Fig. 1 The ventricular septum is deviated toward the left ventricle, as shown by transthoracic echocardiography. This indicates that a right ventricular systolic pressure is comparable to that of the left ventricle, and thus pulmonary hypertension.

LV, left ventricle; RV, right ventricle

Fig. 2 A coronal section on non-enhanced computed tomography shows hyperinflation of the left upper lobe (arrow).

We reported a pediatric case of congenital bronchial atresia complicated by pulmonary hypertension.

It has been mentioned that congenital bronchial atresia is pathogenetically caused by impaired blood flow to the bronchial arteries during fetal life, and that the bronchi close after 16 weeks of gestation when bronchogenesis is completed.⁵⁾ In our patient, pathological investigation showed a mucus plaque in the bronchus, which was considered to be the result of bronchial closure. In a previous report, pulmonary hypertension was diagnosed in a 66-year-old woman with dyspnea, and there were no lung lesions other than congenital bronchiectasis.³⁾ The authors considered its mechanism was prolongedly increased pulmonary blood flow in the healthy lungs in their report. This hypothesis, however, most unlikely apply to our case, because the duration of increased pulmonary blood flow was relatively short to promote pulmonary hypertension in the healthy lungs. Moreover, it was also unlikely that interruption of pulmonary blood flow to the left upper lobe alone would result in an increase in pulmonary vascular resistance in other healthy areas. We therefore assumed that the emphysematous lesion was compressing the healthy areas, and judged that lobectomy of bronchial atresia lesion should work. As a result, lobectomy alone did not improve her pulmonary hypertension.

According to our research, there are no definitive guidelines for management of congenital bronchial atresia in pediatric patients. Relevant to our case, Zarfati et al. proposed that conservative management appeared safe, and surgery should be reserved for patients with symptomatic or complicated circumstances.⁶⁾ We determined that pulmonary arterial hypertension (Nice classification, group 1) was one of the mechanisms of pulmonary hypertension in our patient. We applied use of pulmonary vasodilators partly because the oxygen load test indicated a reactive feature. In reality, pulmonary vasodilators were partially effective in this case. Still, surgical resection was indicated because we contemplated that compression onto the normal regions of the lungs by emphysema was one of the significant causes of pulmonary hypertension. After several years of follow-up, this patient’s pulmonary arterial pressure showed a trend of a decrease by continuing intake of two pulmonary vasodilators. The mechanism of pulmonary hypertension remains unclear in this patient.
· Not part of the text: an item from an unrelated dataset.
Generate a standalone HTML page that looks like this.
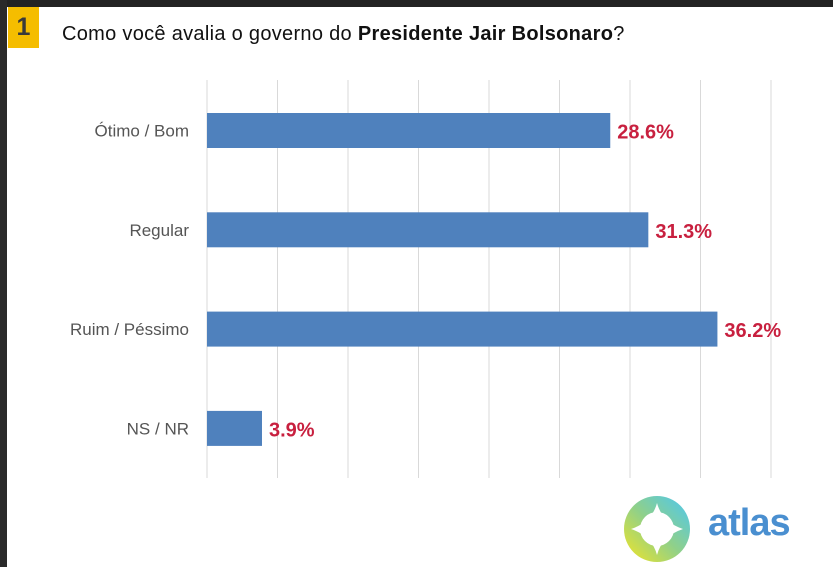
<!DOCTYPE html>
<html><head><meta charset="utf-8"><style>
body{margin:0;width:833px;height:567px;overflow:hidden;background:#fff;font-family:"Liberation Sans","DejaVu Sans",sans-serif}
#frame{position:absolute;left:0;top:0;width:833px;height:567px}
</style></head><body>
<div id="frame">
<div style="position:absolute;left:0;top:0;width:833px;height:7px;background:#232323"></div>
<div style="position:absolute;left:0;top:0;width:7px;height:567px;background:#2a2a2a"></div>
<div style="position:absolute;left:8px;top:7px;width:31px;height:41px;background:#f5bd00;color:#3a3a3a;font-weight:bold;font-size:25px;line-height:41px;text-align:center">1</div>
<div style="position:absolute;left:62px;top:23px;font-size:20px;letter-spacing:0.3px;color:#111">Como você avalia o governo do <b>Presidente Jair Bolsonaro</b>?</div>
<svg id="chart" width="833" height="567" style="position:absolute;left:0;top:0"></svg>
<svg width="70" height="70" style="position:absolute;left:622px;top:494px" viewBox="0 0 70 70">
<defs><linearGradient id="g" x1="0" y1="1" x2="1" y2="0"><stop offset="0" stop-color="#f3e524"/><stop offset="0.5" stop-color="#8fd08a"/><stop offset="1" stop-color="#4cc7f2"/></linearGradient></defs>
<circle cx="35" cy="35" r="33" fill="url(#g)"/>
<path d="M35 9 Q40 28 61 35 Q40 42 35 61 Q30 42 9 35 Q30 28 35 9Z" fill="#fff"/>
<circle cx="35" cy="35" r="17" fill="#fff"/>
</svg>
<div style="position:absolute;left:708px;top:502px;font-size:38px;font-weight:bold;color:#4a8fd0;letter-spacing:-1px">atlas</div>
</div>
<script>
const categories=["Ótimo / Bom","Regular","Ruim / Péssimo","NS / NR"];
const values=[28.6,31.3,36.2,3.9];
const ticks=[0,5,10,15,20,25,30,35,40];
const svg=document.getElementById('chart');
const NS='http://www.w3.org/2000/svg';
const x0=207,pxPer=14.1;
const xs=v=>x0+v*pxPer;
const yc=i=>130.5+i*99.3;
ticks.forEach(t=>{
 const l=document.createElementNS(NS,'line');
 
 
 l.setAttribute('x1',xs(t));l.setAttribute('x2',xs(t));l.setAttribute('y1',80);l.setAttribute('y2',478);
 l.setAttribute('stroke','#d9d9d9');l.setAttribute('stroke-width','1');
 svg.appendChild(l);
});
categories.forEach((c,i)=>{
 const r=document.createElementNS(NS,'rect');
 
 
 r.setAttribute('x',x0);r.setAttribute('y',yc(i)-17.5);r.setAttribute('width',values[i]*pxPer);r.setAttribute('height',35);
 r.setAttribute('fill','#4f81bd');
 svg.appendChild(r);
 const t=document.createElementNS(NS,'text');
 
 
 t.setAttribute('x',189);t.setAttribute('y',yc(i)+6);t.setAttribute('text-anchor','end');
 t.setAttribute('font-size','17');t.setAttribute('fill','#555');
 t.textContent=c;svg.appendChild(t);
 const v=document.createElementNS(NS,'text');
 
 
 v.setAttribute('x',xs(values[i])+7);v.setAttribute('y',yc(i)+8);
 v.setAttribute('font-size','20');v.setAttribute('font-weight','bold');v.setAttribute('fill','#c8203f');
 v.textContent=values[i].toFixed(1)+'%';svg.appendChild(v);
});
</script>
</body></html>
Systemic growth could have been a factor to improve pulmonary hypertension. Although pulmonary vasodilators was seemingly effective, the primary mechanism of pulmonary hypertension might have been hypoplasia of the pulmonary vasculature or the lungs themself in this particular child.

In this report, we described a case of an infant with congenital bronchial atresia who presented with pulmonary hypertension in early childhood. Lobectomy was ineffective, and pulmonary vasodilators were only partially effective. Pulmonary hypertension gradually improved as the patient grew. Careful follow-up is necessary.